James O. Long and Thomas E. Gaddis — Panzram: A Journal of Murder (2002)
Will Lindsay: “All five of these books, I’m not sure if they are the most influential books in my life but they were the first ones that came to mind, I guess, so clearly they must have had some sort of impact. I can’t remember the author’s name off the top of my head but it’s a book called Panzram. It is about an American serial killer who was born in the late 1800s, in Minnesota, and one of the things I found really amazing about the book was that Carl Panzram had no real friends, or anything like that. He didn’t make a friend until near the end of his life, and it was one of his prison guards. He wrote out his life story and gave all the sheets to this prison guard to smuggle out. This would have been in the late 1920s or early ‘30s. It was right around when the American Stock Market crashed. This book is interspersed with his own personal writings, and he goes all the way from his life up until the last jail sentence he did where he ended up being executed. He talks a little bit about his philosophy, and also has his letters that he sent to this guard, which are more or less the only letters that he sent aside from maybe working on subscriptions: when he got the death penalty, which he wanted, he discovered that there was an anti-death penalty group in America that was petitioning to have his sentence commuted to life in prison and he wrote just the most violent, brutal letter to them, protesting that they would not interfere and that he would get the sentence that he wanted. He wrote a letter to the President asking the same thing. He didn’t want any clemency. He was just incredibly violent, lacked any kind of morals.”

**Indian on Facebook

Dave Brockie: 1963-2014

By: Posted in: featured, RIP On: Monday, March 24th, 2014


In the late 90s, perhaps around 1998, I pulled over at a truck stop about 45 miles outside of Richmond, Virginia. I grabbed a few snacks and went to the checkout line when it occurred to me that the clerk was staring, somewhat horrified. I looked down and remembered why: my entire body was covered in fake blood and unidentifiable substances. I had spent the evening near the front row of a GWAR show at the 9:30 Club in Washington, D.C. I politely paid for my food, walked out and laughed in the car.

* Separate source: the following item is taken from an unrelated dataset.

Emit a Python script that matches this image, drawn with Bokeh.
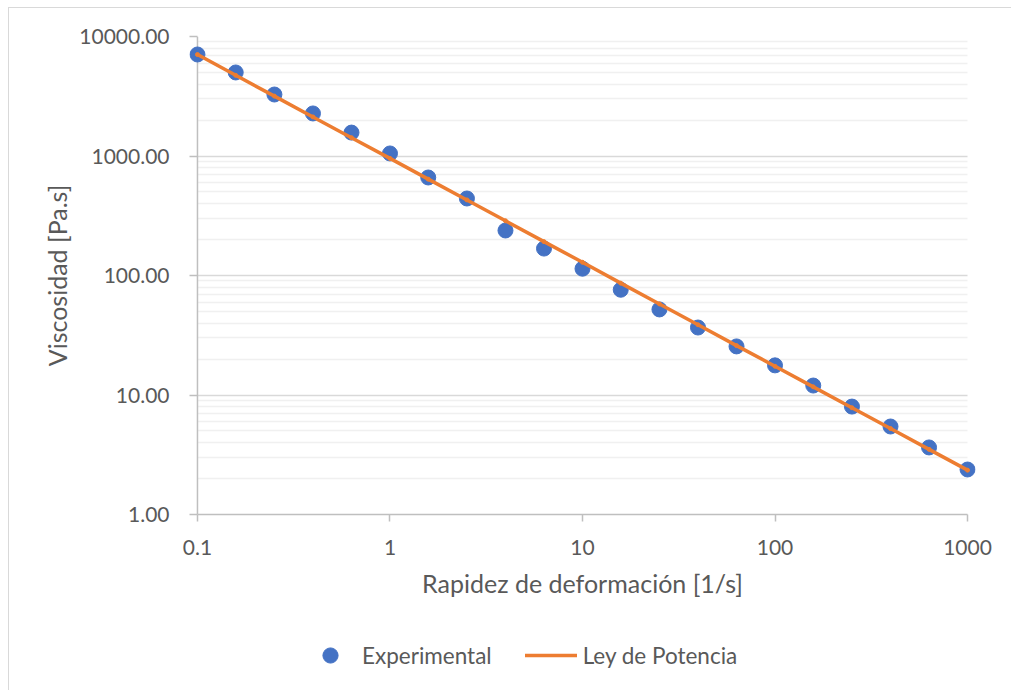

I lived in Richmond for about four years, until early 2000. I wasn’t a part of the city’s metal scene as much as I was an outlier, a guy with a straight job who dropped in on gigs at the old Twister’s club on Grace Street. At that point, you couldn’t see GWAR play a proper gig in their home town. The reason for the band’s exile was for something dubious like performing an alien abortion on stage. It seemed ridiculous but, then again, this was the same city where Howard Stern was booted off the air. You could see GWAR as “RAWG” which, in case you forgot, was advertised as “Gwar Without Costumes!” on fliers.

I ran into Dave Brockie plenty of times at the Richmond YMCA. He’d show up to work out in a Redskins hat. When I finally got up the nerve to talk to him he couldn’t be friendlier and told me that the long Stairmaster and weight-training sessions prepared him for the rigors of wearing a near-suffocating suit on stage. I was one of the fortunate few who got to see more of Brockie in his civilian clothes than as his alter ego. Everywhere in town you’d run into people that were somehow part of the GWAR enterprise, which seemed to employ half of Richmond’s creative class.

How fitting that one of the people who helped develop Richmond’s metal culture couldn’t play a proper gig in his hometown for years. For Brockie, spectacle still mattered. He gave people something they remembered. They remembered it so much, in fact, that they saved gross, gory shirts and wore them the next time GWAR played. Brockie was perhaps one of the most prescient people in metal. Years before downloading effectively gutted the recording industry, forcing bands to live on the road, Brockie figured out what mattered was putting on a show that fans remembered. It’s not that albums weren’t important. But when the rest of the world got dour and wore lumberjack shirts Brockie only increased the audacity. What made a GWAR show fun wasn’t just the hysterics that took place but the wait: walking into a club and seeing plastic wrapped around the room like a Costco warehouse. It was a tacit admission that things will get very messy. But these guys will sell out and there’s nothing we can do.

Brockie provided metal with a much needed shot of levity throughout his 30 year career. So much of metal is about taking yourself too seriously. Brockie and GWAR allowed your eternal inner kid, the kid with a KISS record player who dressed up like Ace Frehley, to come back and believe in super heroes for an evening. He also smashed every sacred cow in his path. When I last saw GWAR shortly after President Obama’s first election I told my friend there was no way that we’d see the new President get the GWAR treatment. But like every idol before him, an effigy was brought on stage and decapitated.

What made everything about GWAR work, and made Dave Brockie such an improbable success story, was that there was no Jekyll and Hyde involved. Brockie was Oderus Urungus as much as he was the nice guy who worked away at the gym.

In Richmond, there is a street called Monument Avenue that houses the statues of the famous Confederate dead. How fitting it would be to place Oderus Urungus right on the avenue and then slime the rest. Dave Brockie, halfway on his journey to parts unknown, could laugh somewhere and let us know he approved.